I don’t remember all of the opportunities we were presented with, but there were several children we were made aware of through different sources. I was in the process of finishing grad school and fielding calls about potential children to adopt in Michigan. It was hard to know what to feel. A lot of these opportunities came to us before the door for our daughter had closed, so I wasn’t paying a lot of attention because we had a child we were still trying to get home.
Two days after our Jamaican adoption fell through I was at home and got a message from a young man with some concerns about us adopting his child. I was very confused. I had never had a conversation with this man, but I had apparently talked his girlfriend. I hardly remember the conversation, but she was convinced we were adopting her baby. The problem was we had not committed to adopting anyone’s baby.
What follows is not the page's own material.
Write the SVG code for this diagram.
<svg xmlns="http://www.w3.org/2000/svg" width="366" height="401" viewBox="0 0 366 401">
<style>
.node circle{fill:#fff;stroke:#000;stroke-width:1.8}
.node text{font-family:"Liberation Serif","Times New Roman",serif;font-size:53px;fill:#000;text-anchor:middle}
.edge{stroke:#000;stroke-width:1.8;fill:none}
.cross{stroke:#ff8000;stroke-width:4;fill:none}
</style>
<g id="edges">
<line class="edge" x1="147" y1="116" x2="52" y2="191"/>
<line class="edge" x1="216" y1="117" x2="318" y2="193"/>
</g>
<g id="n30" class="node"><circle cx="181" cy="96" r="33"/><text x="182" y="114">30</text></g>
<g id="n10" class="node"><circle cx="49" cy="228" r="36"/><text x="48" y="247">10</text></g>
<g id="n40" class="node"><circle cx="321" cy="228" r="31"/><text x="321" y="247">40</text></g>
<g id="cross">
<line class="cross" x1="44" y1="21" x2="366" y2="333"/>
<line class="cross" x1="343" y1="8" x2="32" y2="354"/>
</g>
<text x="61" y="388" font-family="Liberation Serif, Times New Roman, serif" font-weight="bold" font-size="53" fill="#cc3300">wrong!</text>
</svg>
Part of me wanted to tell everyone, “no.” We were going to adopt from Jamaica and felt if we adopted from the U.S. we were giving up on what God told us to do. But the other part of me felt like our experience with Jamaica had prepared us for what was in front of us. It was emotional. We met that couple two weeks after that seemingly random message. Our hearts connected instantly. The conversation was easy even though my heart felt like it was going to explode out of my chest. There is no course in school that quite prepares you for how to talk to bio parents, but Kevin and I muddled our way through.
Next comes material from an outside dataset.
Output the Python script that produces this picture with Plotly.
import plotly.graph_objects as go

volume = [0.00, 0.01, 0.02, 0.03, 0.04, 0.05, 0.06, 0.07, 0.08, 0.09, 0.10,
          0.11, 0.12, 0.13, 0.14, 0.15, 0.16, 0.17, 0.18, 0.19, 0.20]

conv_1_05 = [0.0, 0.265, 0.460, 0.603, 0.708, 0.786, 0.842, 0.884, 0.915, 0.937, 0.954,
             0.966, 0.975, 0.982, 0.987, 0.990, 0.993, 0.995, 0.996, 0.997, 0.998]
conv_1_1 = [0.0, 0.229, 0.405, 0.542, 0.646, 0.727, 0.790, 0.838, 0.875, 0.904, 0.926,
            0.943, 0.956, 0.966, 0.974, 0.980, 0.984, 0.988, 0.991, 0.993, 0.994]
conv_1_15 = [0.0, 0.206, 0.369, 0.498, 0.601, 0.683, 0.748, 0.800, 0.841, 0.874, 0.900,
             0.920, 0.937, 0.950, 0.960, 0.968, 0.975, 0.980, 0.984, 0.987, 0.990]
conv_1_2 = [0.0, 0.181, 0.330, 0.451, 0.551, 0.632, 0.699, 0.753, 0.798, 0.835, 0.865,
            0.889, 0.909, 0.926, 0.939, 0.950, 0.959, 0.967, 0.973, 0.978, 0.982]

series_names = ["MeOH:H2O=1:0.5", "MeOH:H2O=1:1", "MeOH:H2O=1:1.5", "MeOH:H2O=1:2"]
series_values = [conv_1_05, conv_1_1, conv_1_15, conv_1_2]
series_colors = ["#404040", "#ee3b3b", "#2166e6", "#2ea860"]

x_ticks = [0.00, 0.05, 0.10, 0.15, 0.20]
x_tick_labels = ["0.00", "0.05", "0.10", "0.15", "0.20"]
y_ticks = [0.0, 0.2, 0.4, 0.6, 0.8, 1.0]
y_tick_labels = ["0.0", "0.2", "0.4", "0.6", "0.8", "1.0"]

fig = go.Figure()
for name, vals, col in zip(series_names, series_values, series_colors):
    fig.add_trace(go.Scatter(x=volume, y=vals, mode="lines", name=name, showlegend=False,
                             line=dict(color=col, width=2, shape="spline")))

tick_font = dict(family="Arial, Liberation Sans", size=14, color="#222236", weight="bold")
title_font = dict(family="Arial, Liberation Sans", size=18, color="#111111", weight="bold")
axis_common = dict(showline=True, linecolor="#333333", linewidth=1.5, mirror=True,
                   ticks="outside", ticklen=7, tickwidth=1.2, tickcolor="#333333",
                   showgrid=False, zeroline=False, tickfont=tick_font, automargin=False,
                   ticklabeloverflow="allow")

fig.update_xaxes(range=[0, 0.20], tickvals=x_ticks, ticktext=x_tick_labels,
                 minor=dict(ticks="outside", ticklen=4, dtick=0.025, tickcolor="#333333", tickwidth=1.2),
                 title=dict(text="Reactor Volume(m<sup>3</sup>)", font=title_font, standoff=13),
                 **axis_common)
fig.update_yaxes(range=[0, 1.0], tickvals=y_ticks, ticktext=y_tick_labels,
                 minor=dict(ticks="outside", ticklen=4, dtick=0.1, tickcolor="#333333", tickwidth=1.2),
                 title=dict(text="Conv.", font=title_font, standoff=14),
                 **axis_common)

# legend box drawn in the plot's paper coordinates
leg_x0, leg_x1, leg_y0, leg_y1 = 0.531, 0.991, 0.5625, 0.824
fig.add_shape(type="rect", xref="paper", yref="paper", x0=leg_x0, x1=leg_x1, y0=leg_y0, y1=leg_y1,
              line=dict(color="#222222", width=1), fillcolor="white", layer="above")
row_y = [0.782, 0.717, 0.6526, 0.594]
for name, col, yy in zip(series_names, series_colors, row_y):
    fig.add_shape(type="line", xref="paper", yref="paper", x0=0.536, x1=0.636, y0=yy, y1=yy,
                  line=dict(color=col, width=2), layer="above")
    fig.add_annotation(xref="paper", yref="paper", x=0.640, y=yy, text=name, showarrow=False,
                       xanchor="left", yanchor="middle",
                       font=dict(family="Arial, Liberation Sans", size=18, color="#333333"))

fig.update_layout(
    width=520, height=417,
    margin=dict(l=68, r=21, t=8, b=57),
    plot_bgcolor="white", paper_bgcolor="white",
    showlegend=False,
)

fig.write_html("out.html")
After that meeting we were put right back on the waiting rollercoaster. It was so hard and even after the baby was born we entered another waiting period. We were able to take the baby home from the hospital with a power of attorney, but he was not ours. You are in an emotional tug-of-war. You are desperately trying to bond with this baby who has been separated from his biological mother, but also trying to hold him loosely because he is not legally yours. Kevin was working out of state after our son was born. During this time the bio parents are able to make arrangements to see the baby. I would walk into a Panera across town with our tiny little man, scared to death that they were going to walk out with him. My head knew that if that they had changed their mind it would a good decision for the baby, but my heart wanted nothing to do with what my head was thinking. Once I was there, I loved watching him with them. I was able to see how much he was loved. I was able to see that their decision to have their baby adopted was one of love and not from selfish motives. I marveled at their bravery. They deeply cared and do care for our son. If we didn’t have to wait, we would have missed the gift of witnessing their love for him.
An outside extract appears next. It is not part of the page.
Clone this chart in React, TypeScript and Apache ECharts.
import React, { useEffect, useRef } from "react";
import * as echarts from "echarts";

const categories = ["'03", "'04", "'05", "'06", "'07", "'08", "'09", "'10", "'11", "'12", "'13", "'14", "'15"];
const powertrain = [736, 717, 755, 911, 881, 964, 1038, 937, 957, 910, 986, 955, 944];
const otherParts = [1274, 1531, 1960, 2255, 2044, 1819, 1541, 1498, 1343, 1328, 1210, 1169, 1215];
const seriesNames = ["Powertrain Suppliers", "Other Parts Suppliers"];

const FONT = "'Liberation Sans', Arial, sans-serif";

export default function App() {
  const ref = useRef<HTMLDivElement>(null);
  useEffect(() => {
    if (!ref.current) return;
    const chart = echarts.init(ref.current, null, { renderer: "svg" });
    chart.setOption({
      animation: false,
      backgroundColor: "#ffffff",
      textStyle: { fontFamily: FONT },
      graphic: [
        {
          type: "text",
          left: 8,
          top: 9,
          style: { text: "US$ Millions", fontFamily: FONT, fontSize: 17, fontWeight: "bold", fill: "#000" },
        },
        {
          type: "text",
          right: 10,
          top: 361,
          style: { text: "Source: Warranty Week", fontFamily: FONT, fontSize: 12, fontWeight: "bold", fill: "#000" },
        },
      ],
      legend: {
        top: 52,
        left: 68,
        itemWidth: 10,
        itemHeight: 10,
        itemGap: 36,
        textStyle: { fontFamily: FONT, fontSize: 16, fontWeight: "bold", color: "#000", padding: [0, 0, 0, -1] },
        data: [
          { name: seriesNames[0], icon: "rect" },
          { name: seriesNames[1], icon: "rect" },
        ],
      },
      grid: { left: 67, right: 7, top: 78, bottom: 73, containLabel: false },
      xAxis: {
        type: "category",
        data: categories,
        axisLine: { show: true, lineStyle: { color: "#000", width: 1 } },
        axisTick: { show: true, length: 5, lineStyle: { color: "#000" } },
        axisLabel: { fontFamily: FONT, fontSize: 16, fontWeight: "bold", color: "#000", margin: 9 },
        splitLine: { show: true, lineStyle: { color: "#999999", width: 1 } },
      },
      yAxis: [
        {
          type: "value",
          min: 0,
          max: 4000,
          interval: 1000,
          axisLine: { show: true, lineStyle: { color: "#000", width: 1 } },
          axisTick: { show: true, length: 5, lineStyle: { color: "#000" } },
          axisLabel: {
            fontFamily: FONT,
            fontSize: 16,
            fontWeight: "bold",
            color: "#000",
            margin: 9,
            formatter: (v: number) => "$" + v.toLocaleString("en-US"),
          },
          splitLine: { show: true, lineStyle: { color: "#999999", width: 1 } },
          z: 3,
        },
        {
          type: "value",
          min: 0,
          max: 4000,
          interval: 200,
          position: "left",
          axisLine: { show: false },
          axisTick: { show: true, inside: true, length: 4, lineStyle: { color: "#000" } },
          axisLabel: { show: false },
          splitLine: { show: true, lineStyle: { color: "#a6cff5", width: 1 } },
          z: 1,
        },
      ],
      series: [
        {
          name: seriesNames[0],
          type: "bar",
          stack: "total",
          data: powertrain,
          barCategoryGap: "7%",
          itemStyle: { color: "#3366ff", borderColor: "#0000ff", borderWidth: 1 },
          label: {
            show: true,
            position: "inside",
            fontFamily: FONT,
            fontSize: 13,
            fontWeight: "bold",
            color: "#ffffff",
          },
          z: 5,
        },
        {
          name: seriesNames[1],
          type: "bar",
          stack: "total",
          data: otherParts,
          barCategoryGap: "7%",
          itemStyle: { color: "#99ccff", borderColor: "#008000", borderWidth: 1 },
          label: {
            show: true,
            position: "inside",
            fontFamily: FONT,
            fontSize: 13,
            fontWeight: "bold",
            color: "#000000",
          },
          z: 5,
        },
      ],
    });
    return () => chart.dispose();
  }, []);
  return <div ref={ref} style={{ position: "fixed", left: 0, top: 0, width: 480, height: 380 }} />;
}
Waiting is so hard, but it also has given me the best gifts of my life. I learn the most in times of waiting. My heart is changed in times of waiting. My prayer life is never more real than in times of waiting. I am able to reflect on the goodness of God in times of waiting. The rough edges of my heart are softened in times of waiting.
Adoption has a lot of different periods of waiting, but the waiting is a gift in and of itself. Our waiting prepared us to be the parents our boys needed us to be. It made our hearts open at the right time for our boys to come in. Waiting helped us see that God is bigger than we could ever imagined and we could not have written a better story if we tried.